Peer was inspired to write these memoirs when he was overcome “with a sense of shame” on not finding one book on Kashmir’s struggle during the nineties in English in a New Delhi bookshop. I was filled with a similar shame when I heard some of the most insensitive remarks made by the tourists et al. The ignorance and the nonchalance of the tourist is appalling and the insensitivity they display towards the struggle and deaths of countless Kashmiris by the paramilitary forces radicalised by the pro-Pakistan or pro-freedom leanings in Kashmir is almost inhuman and goes against everything that Hindus/Indians pride themselves in: empathy. Their dominance rationalised and legitimised by the central government and its marginalisation both political and social leads them to acquire an arrogance in their superiority being similar to the Turtons in Passage to India. I write Hindu as synonymous to India because in the popular imagination Muslim and Kashmiri are both synonymous with Pakistan. A non secular essentialisation of identities exists even in contemporary politics exemplified by the pro-Hindu rhetoric of the Bhartiya Janta Party and Vishwa Hindu Parishad and Rashtriya Swayamsevak Sangh.

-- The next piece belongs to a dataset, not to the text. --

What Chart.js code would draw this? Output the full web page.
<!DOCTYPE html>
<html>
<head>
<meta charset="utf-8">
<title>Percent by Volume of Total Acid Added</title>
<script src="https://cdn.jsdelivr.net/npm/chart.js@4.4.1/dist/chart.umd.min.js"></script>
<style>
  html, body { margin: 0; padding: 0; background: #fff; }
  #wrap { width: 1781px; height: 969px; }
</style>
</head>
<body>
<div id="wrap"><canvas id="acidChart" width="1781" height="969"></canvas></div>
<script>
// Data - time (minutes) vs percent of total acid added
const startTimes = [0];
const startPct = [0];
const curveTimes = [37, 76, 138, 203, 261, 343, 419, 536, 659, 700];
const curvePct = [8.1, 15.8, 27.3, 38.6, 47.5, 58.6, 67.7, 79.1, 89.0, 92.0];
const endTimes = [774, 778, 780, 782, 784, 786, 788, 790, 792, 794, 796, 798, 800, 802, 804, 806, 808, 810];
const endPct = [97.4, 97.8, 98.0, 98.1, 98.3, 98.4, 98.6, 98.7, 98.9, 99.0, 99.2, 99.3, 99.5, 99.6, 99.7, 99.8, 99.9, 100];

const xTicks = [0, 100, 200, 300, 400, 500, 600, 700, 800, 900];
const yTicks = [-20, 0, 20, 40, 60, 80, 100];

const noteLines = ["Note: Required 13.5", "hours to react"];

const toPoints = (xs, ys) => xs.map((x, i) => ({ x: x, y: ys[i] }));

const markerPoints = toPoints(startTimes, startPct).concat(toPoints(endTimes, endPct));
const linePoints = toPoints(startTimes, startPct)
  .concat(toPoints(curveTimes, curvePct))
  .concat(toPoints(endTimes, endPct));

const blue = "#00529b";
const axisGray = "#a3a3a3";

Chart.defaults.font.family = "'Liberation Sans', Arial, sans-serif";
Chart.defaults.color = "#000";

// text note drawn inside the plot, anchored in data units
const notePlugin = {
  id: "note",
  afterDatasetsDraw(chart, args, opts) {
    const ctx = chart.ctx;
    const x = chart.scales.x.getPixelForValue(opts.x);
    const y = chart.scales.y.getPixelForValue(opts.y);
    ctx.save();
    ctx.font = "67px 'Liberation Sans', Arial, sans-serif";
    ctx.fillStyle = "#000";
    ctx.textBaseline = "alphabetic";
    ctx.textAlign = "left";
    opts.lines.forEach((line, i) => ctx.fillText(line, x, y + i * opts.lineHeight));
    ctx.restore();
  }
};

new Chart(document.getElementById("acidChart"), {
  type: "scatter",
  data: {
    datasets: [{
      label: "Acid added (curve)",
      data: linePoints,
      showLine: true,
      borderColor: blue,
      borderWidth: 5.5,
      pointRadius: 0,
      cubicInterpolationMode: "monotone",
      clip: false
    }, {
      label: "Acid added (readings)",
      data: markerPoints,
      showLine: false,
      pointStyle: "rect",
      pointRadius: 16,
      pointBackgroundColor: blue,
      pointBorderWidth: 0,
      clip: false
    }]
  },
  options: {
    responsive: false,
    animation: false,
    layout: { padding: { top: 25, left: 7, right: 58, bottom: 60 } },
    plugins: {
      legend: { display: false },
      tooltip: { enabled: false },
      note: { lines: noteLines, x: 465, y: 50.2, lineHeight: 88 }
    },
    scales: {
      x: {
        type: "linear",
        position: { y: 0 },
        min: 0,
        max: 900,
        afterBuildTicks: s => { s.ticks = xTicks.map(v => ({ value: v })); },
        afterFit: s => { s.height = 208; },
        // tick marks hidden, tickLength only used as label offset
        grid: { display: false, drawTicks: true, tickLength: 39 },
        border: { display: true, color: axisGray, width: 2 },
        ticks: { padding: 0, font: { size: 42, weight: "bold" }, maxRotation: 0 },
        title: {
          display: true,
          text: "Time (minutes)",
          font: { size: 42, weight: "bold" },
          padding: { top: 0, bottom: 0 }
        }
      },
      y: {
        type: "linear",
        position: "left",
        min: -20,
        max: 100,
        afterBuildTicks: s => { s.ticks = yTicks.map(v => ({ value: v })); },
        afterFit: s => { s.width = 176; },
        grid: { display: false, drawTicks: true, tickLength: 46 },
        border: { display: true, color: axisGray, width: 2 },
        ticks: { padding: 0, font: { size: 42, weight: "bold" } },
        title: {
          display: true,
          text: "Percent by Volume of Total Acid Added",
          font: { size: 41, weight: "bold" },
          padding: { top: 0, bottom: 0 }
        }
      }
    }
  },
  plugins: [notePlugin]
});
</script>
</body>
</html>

Here a few things I heard:
1). You know these people, they are very insensitive and unemotional. They are trained like that from childhood. Did you see how Kasab killed all those good people?
2). These people are such frauds always looting the country and the tourist too. They should remember they get their meals because of the tourists. Without tourism, Kashmir is nothing.

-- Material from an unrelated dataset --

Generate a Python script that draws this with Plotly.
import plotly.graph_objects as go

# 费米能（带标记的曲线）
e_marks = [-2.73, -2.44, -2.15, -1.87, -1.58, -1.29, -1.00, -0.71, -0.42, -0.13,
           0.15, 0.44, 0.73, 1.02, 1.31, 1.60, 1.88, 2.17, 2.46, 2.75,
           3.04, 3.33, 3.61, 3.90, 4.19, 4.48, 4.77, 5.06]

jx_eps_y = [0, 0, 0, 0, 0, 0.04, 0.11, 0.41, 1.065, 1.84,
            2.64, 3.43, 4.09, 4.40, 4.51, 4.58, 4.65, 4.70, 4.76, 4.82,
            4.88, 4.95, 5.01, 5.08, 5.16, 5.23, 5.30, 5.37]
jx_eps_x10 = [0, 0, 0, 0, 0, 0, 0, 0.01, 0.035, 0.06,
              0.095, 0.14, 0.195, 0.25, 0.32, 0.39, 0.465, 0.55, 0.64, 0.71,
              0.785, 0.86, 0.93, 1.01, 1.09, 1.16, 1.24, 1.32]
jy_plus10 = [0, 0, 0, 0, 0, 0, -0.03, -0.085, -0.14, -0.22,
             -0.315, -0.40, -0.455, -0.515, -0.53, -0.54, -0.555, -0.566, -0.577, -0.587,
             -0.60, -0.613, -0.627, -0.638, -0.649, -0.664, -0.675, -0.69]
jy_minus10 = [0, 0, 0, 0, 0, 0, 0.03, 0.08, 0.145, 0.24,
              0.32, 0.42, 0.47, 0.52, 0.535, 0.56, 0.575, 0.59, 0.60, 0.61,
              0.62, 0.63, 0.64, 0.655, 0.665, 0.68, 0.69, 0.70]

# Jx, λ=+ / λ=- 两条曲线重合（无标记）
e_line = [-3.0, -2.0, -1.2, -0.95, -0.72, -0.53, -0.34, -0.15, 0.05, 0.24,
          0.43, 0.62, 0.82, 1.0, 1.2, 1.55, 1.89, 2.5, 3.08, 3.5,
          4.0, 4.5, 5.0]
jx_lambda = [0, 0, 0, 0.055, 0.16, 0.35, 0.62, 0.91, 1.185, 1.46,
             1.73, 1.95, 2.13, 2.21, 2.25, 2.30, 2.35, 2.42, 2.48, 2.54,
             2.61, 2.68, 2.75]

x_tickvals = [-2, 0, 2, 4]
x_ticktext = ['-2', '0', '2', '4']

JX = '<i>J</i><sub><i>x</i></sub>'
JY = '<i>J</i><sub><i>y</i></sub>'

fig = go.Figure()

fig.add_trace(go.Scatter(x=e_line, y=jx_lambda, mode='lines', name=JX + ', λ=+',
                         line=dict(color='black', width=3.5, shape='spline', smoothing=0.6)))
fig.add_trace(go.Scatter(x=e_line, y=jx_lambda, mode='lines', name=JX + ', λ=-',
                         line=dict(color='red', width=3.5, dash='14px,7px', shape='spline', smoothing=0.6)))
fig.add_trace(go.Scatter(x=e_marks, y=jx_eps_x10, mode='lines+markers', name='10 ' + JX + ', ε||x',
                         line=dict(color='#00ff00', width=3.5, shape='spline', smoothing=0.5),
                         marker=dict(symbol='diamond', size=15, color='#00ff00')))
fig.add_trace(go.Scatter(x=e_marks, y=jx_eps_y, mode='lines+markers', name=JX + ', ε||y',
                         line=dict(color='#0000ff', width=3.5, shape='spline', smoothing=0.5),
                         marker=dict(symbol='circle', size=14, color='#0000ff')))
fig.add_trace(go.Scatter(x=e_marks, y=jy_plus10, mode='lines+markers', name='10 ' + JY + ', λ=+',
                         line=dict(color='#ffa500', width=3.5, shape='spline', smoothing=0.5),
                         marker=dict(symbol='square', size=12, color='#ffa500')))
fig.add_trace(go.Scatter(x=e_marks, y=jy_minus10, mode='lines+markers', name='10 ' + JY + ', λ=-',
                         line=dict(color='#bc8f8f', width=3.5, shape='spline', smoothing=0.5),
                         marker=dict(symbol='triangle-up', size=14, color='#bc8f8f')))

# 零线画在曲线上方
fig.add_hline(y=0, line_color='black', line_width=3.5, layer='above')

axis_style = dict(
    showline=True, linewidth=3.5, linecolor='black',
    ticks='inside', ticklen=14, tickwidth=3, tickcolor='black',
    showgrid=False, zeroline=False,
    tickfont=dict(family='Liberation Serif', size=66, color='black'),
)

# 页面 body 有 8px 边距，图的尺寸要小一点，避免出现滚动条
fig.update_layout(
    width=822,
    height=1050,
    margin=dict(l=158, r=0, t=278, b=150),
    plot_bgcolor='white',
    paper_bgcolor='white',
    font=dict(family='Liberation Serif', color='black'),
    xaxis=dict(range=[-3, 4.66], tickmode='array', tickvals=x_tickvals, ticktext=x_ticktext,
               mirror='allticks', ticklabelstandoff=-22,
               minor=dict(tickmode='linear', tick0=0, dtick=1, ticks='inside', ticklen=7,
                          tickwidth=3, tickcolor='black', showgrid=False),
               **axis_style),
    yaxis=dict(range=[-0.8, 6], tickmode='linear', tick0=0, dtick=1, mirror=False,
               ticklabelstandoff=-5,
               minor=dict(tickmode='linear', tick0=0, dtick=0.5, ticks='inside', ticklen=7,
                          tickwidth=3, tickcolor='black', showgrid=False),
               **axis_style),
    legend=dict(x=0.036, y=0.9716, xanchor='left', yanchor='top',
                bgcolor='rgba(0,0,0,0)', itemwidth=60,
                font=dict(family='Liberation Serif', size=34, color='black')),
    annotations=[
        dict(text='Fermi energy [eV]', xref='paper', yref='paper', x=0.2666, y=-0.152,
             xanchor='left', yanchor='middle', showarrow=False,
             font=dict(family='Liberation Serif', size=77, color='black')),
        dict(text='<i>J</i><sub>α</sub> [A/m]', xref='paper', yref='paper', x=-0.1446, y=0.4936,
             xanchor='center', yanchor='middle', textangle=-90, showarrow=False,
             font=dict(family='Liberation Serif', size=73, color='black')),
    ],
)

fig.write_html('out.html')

3). Kashmir is paradise on Earth, Akbar said it but look how self-destructive they are. They have completely destroyed Kashmir and made it a human hell.
4). All this non-vegetarian diet makes them so hardy and fanatical. They don’t think twice about taking a life.
5). Uff, I don’t care what happens in the valley. Blast as many bombs as you want once I am out of here.
6). You know they are all one and united. They have such a strong sense of community and religion. So orthodox. Even the educated ones do not support India.
These bigoted remarks are constantly made in parlance along with the praises of how beautiful the paradise on earth is etc etc. I will not put up pictures from Kashmir for I do not wish to trivialise and reduce Kashmir to natural beauty. And I believe that a naive empathy is better than insensitive bigotry. So while I am not be well versed with the nuances of the struggle, I hope I will have empathy enough to know the Other.